Since Jim O’Neil, of Goldman Sachs came up with BRIC, an acronym to group together Brazil, Russia, India and China as the world's emerging economic capitals, fund managers have been looking for another acronym.
It’s a lot more than just searching for an acronym; it’s about finding the next return on your investment. As much as investors want a piece of the pie from the countries involved in these acronyms they are weary of lumping together different developing countries.
Since retiring O’Neil is back in the lime light with another acronym. This time it’s “MINT” (Mexico, Indonesia, Nigeria, and Turkey). This is not the first time we are hearing about the MINT countries; back in 2001, Fidelity Fund managers, a Boston-based asset management firm, originally coined the term and now it’s been popularised by O’Neil.
Between the BRIC and the MINT countries, we have also had the CIVETS, which were linked by Robert Ward, of the Economist Intelligence Unit. These countries included Colombia, Indonesia, Vietnam, Egypt and Turkey but the CIVETS never really got off the ground. Unlike the BRIC countries, the CIVETS although have made great progress, still have portions of their societies which are poor and not so well educated. Moreover, the main concern for potential investors was political stability.
Now the MINTs according to O’ Neil will be the second generation of emerging market darlings. The MINTs share some common features. They all have big and growing populations with abundant supplies of young workers.
According to Fidelity, Indonesia's long-term growth is supported by favourable demographics, rising disposable incomes and pro-growth government policy, while Mexico benefits from substantial US investment, competitive labour costs and surging levels of exports.
“Q3 growth for Emerging Market Asia exceeded our expectations. The long-term outlook for countries such as Indonesia and the Philippines is supported by a powerful mix of favourable demographic factors, including quite large populations that are dominated by young people whose disposable incomes are rising,” said David Fernandez, Head of FICC Research, Asia Pacific at Barclays.
Three of the MINTs including Mexico, Indonesia and Nigeria are also commodity producers compared to two of the BRICs that were Brazil and Russia that if developed properly could be beneficial said O'Neill.
Mexico and Nigeria in particular are reforming their energy markets in order to accelerate growth. Nigeria's weighting in the MSCI frontiers index should increase to 20 per cent from 14 per cent following an upgrade of the United Arab Emirates and Qatar in May, ensuring it attracts more attention from both dedicated emerging market and larger global investors.
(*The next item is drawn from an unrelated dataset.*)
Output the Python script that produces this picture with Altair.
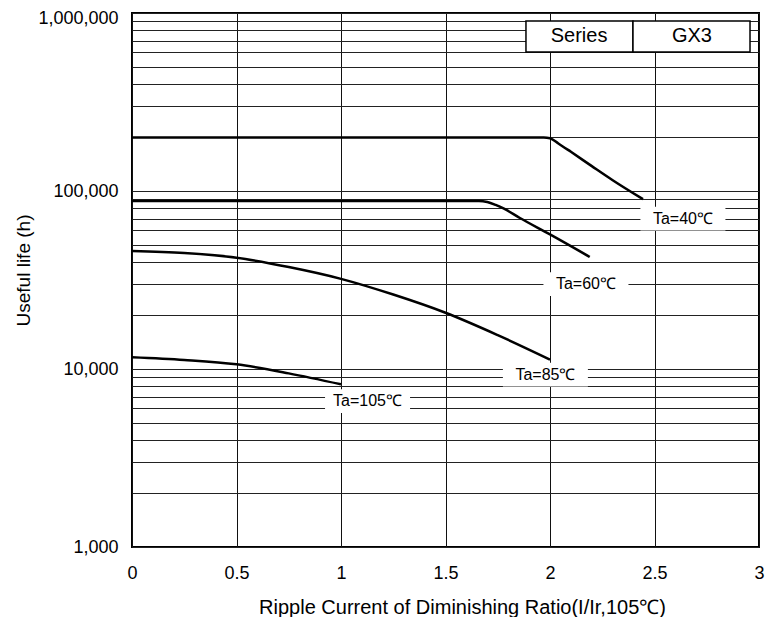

Sven Richter, head of frontier markets at Renaissance Asset Managers said, "Some of these markets did very well last year. They may go more slowly or take a break. I am not predicting they will go down - they should rise at a slower rate."
When Fidelity initially coined the term “MINT”, they acknowledged that finding the next group of countries that can compare with BRICs in terms of scale is an almost impossible task but the MINTs may just have the potential to be as rewarding for investors over the next ten years as BRICs have been in the past ten.
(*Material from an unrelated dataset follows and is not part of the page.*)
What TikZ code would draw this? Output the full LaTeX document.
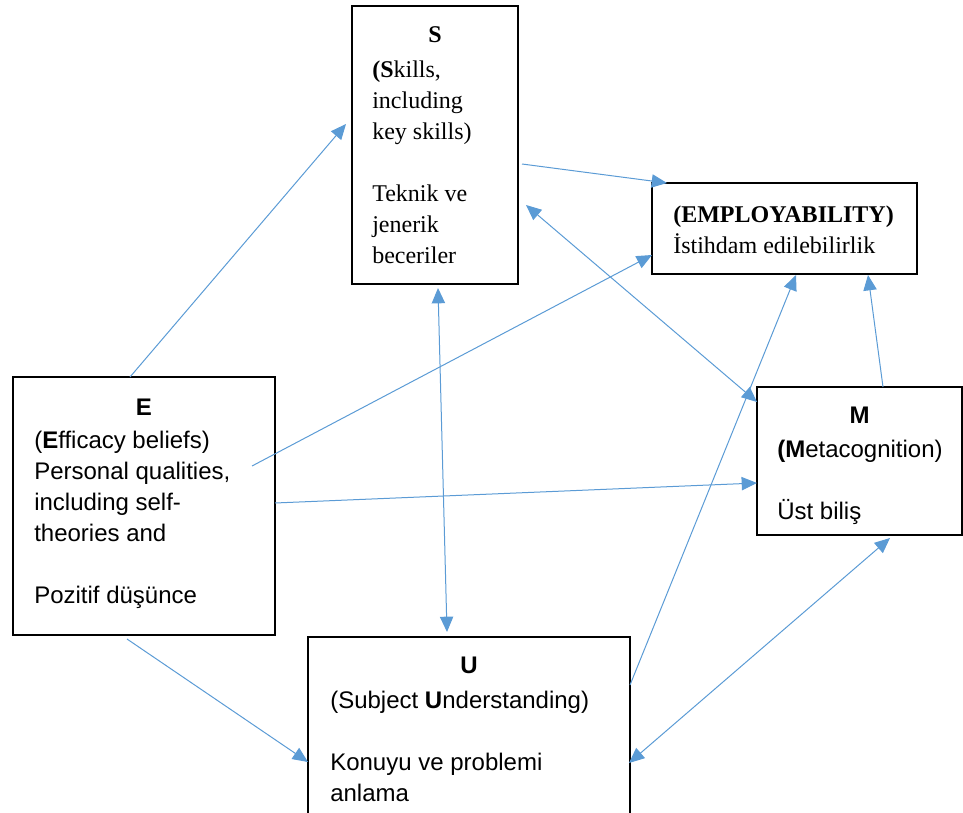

Turkey used to be one of the most popular and best-performing emerging markets and investors expected it to be on the investor agenda. But several things have since gone pear-shaped.
In November, the IMF put out a report on Turkey saying that it, “can only sustain high growth at the expense of growing external imbalances.” It called for a huge 250 basis point rate hike in the key policy rate. Turkey’s inflation rate is close to 8 per cent, and it also faces deficit problems and a weakening currency. There are some who believe that there is a storm brewing in Turkey, and while not everyone shares that view, it’s worth quoting Renaissance again on the relative merits of these MINT economies: “We like Nigeria for the first quarter of 2014. We’re not at all sure about Turkey.”
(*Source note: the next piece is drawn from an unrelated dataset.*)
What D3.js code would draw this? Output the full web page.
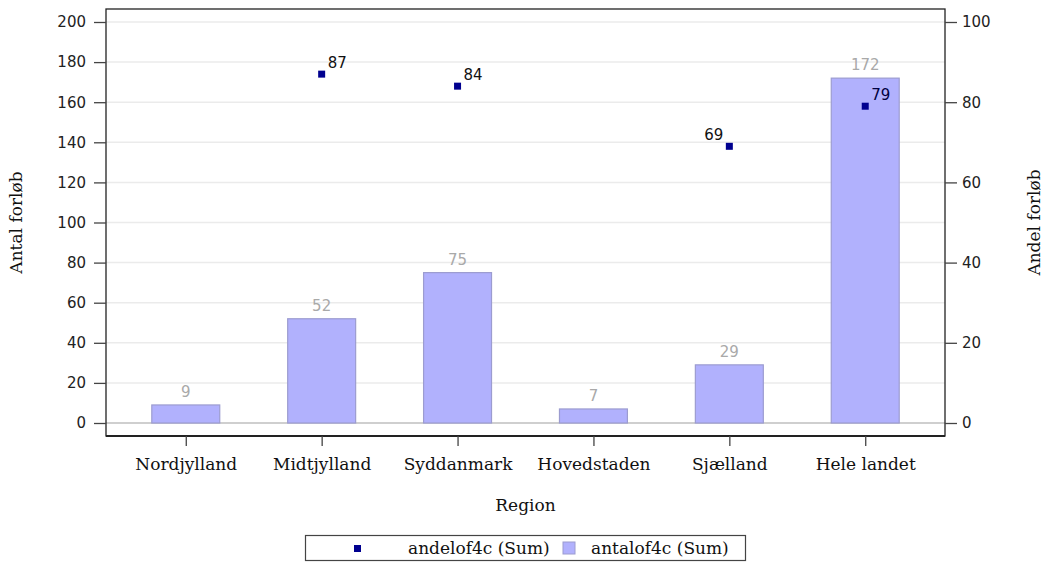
<!DOCTYPE html>
<html>
<head>
<meta charset="utf-8">
<script src="https://cdn.jsdelivr.net/npm/d3@7"></script>
<style>
  body { margin: 0; background: #fff; }
  svg { display: block; }
</style>
</head>
<body>
<svg id="chart" width="1045" height="563"></svg>
<script>
// Regions and the two summed measures per region
const regions = ["Nordjylland", "Midtjylland", "Syddanmark", "Hovedstaden", "Sjælland", "Hele landet"];
const antalValues = [9, 52, 75, 7, 29, 172];          // antalof4c (Sum) – bars, left axis
const andelValues = [null, 87, 84, null, 69, 79];     // andelof4c (Sum) – markers, right axis
const leftTicks = [0, 20, 40, 60, 80, 100, 120, 140, 160, 180, 200];
const rightTicks = [0, 20, 40, 60, 80, 100];
const seriesNames = ["andelof4c (Sum)", "antalof4c (Sum)"];

const svg = d3.select("#chart");
const frame = { left: 106, right: 945, top: 9, bottom: 436 };
const plotTop = 22, plotBottom = 423;

const x = d3.scalePoint().domain(regions).range([frame.left, frame.right]).padding(0.587);
const step = x.step();
const barW = step * 0.5;
const yL = d3.scaleLinear().domain([0, 200]).range([plotBottom, plotTop]);
const yR = d3.scaleLinear().domain([0, 100]).range([plotBottom, plotTop]);

const sans = "DejaVu Sans, Verdana, sans-serif";
const serif = "DejaVu Serif, serif";

// horizontal grid
svg.append("g").selectAll("line").data(leftTicks.filter(d => d > 0)).join("line")
  .attr("x1", frame.left).attr("x2", frame.right)
  .attr("y1", d => yL(d)).attr("y2", d => yL(d))
  .attr("stroke", "#ebebeb").attr("stroke-width", 1.5);

// baseline at zero
svg.append("line")
  .attr("x1", frame.left).attr("x2", frame.right)
  .attr("y1", yL(0)).attr("y2", yL(0))
  .attr("stroke", "#cfcfcf").attr("stroke-width", 2);

// bars
const barData = regions.map((r, i) => ({ r, v: antalValues[i] }));
svg.append("g").selectAll("rect").data(barData).join("rect")
  .attr("x", d => x(d.r) - barW / 2)
  .attr("width", barW)
  .attr("y", d => yL(d.v))
  .attr("height", d => yL(0) - yL(d.v))
  .attr("fill", "#b1b1fd")
  .attr("stroke", "#9c9cd0")
  .attr("stroke-width", 1.2);

// bar value labels
svg.append("g").selectAll("text").data(barData).join("text")
  .attr("x", d => x(d.r))
  .attr("y", d => yL(d.v) - 8)
  .attr("text-anchor", "middle")
  .attr("font-family", sans).attr("font-size", 15)
  .attr("fill", "#a9a9a9")
  .text(d => d.v);

// markers
const ptData = regions.map((r, i) => ({ r, v: andelValues[i] })).filter(d => d.v != null);
const ms = 7;
svg.append("g").selectAll("rect").data(ptData).join("rect")
  .attr("x", d => x(d.r) - ms / 2)
  .attr("y", d => yR(d.v) - ms / 2)
  .attr("width", ms).attr("height", ms)
  .attr("fill", "#00008f");

// marker labels (Sjælland label sits on the left to avoid clutter)
svg.append("g").selectAll("text").data(ptData).join("text")
  .attr("x", d => d.r === "Sjælland" ? x(d.r) - 6 : x(d.r) + 6)
  .attr("y", d => yR(d.v) - 6)
  .attr("text-anchor", d => d.r === "Sjælland" ? "end" : "start")
  .attr("font-family", sans).attr("font-size", 15)
  .attr("fill", d => d.r === "Hele landet" ? "#000040" : "#111")
  .text(d => d.v);

// frame
svg.append("rect")
  .attr("x", frame.left).attr("y", frame.top)
  .attr("width", frame.right - frame.left).attr("height", frame.bottom - frame.top)
  .attr("fill", "none").attr("stroke", "#222").attr("stroke-width", 1.3);
svg.append("line")
  .attr("x1", frame.left).attr("x2", frame.right)
  .attr("y1", frame.bottom).attr("y2", frame.bottom)
  .attr("stroke", "#222").attr("stroke-width", 2.2);

// left axis
const gL = svg.append("g").attr("transform", `translate(${frame.left},0)`)
  .call(d3.axisLeft(yL).tickValues(leftTicks).tickSize(12).tickPadding(8));
// right axis
const gR = svg.append("g").attr("transform", `translate(${frame.right},0)`)
  .call(d3.axisRight(yR).tickValues(rightTicks).tickSize(12).tickPadding(5));
// bottom axis
const gB = svg.append("g").attr("transform", `translate(0,${frame.bottom})`)
  .call(d3.axisBottom(x).tickSize(10).tickPadding(12));

[gL, gR, gB].forEach(g => {
  g.select(".domain").remove();
  g.selectAll(".tick line").attr("stroke", "#444").attr("stroke-width", 1.3);
});
[gL, gR].forEach(g => g.selectAll(".tick text")
  .attr("font-family", sans).attr("font-size", 15).attr("fill", "#222"));
gB.selectAll(".tick text")
  .attr("font-family", serif).attr("font-size", 17).attr("fill", "#111");

// axis titles
svg.append("text")
  .attr("transform", `translate(22,${(frame.top + frame.bottom) / 2}) rotate(-90)`)
  .attr("text-anchor", "middle")
  .attr("font-family", serif).attr("font-size", 17).attr("fill", "#111")
  .text("Antal forløb");
svg.append("text")
  .attr("transform", `translate(1040,${(frame.top + frame.bottom) / 2}) rotate(-90)`)
  .attr("text-anchor", "middle")
  .attr("font-family", serif).attr("font-size", 17).attr("fill", "#111")
  .text("Andel forløb");
svg.append("text")
  .attr("x", (frame.left + frame.right) / 2).attr("y", 511)
  .attr("text-anchor", "middle")
  .attr("font-family", serif).attr("font-size", 17).attr("fill", "#111")
  .text("Region");

// legend
const lg = svg.append("g");
lg.append("rect")
  .attr("x", 305.5).attr("y", 535.5).attr("width", 440).attr("height", 25)
  .attr("fill", "#fff").attr("stroke", "#444").attr("stroke-width", 1.2);
lg.append("rect").attr("x", 354).attr("y", 545).attr("width", ms).attr("height", ms).attr("fill", "#00008f");
lg.append("text").attr("x", 408).attr("y", 554)
  .attr("font-family", serif).attr("font-size", 17).attr("fill", "#111").text(seriesNames[0]);
lg.append("rect").attr("x", 563).attr("y", 542).attr("width", 12).attr("height", 12)
  .attr("fill", "#b1b1fd").attr("stroke", "#9c9cd0");
lg.append("text").attr("x", 591).attr("y", 554)
  .attr("font-family", serif).attr("font-size", 17).attr("fill", "#111").text(seriesNames[1]);
</script>
</body>
</html>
“It is difficult to get excited about the MINT concept,” said Kunal Ghosh, manager of the Allianz BRIC Stars fund. He believes that the number of consumers in the MINT countries is a fraction of what is offered by the BRICs. Therefore, you may get a short-term high beta performance because of the relatively small economies of countries like Nigeria but it is not something which will be more sustainable like India or China.
Fund managers have called for investors to focus on the qualities of individual emerging markets rather than viewing them in blocs or as a single asset class.
For now it might take time until MINT’s fly off the shelf.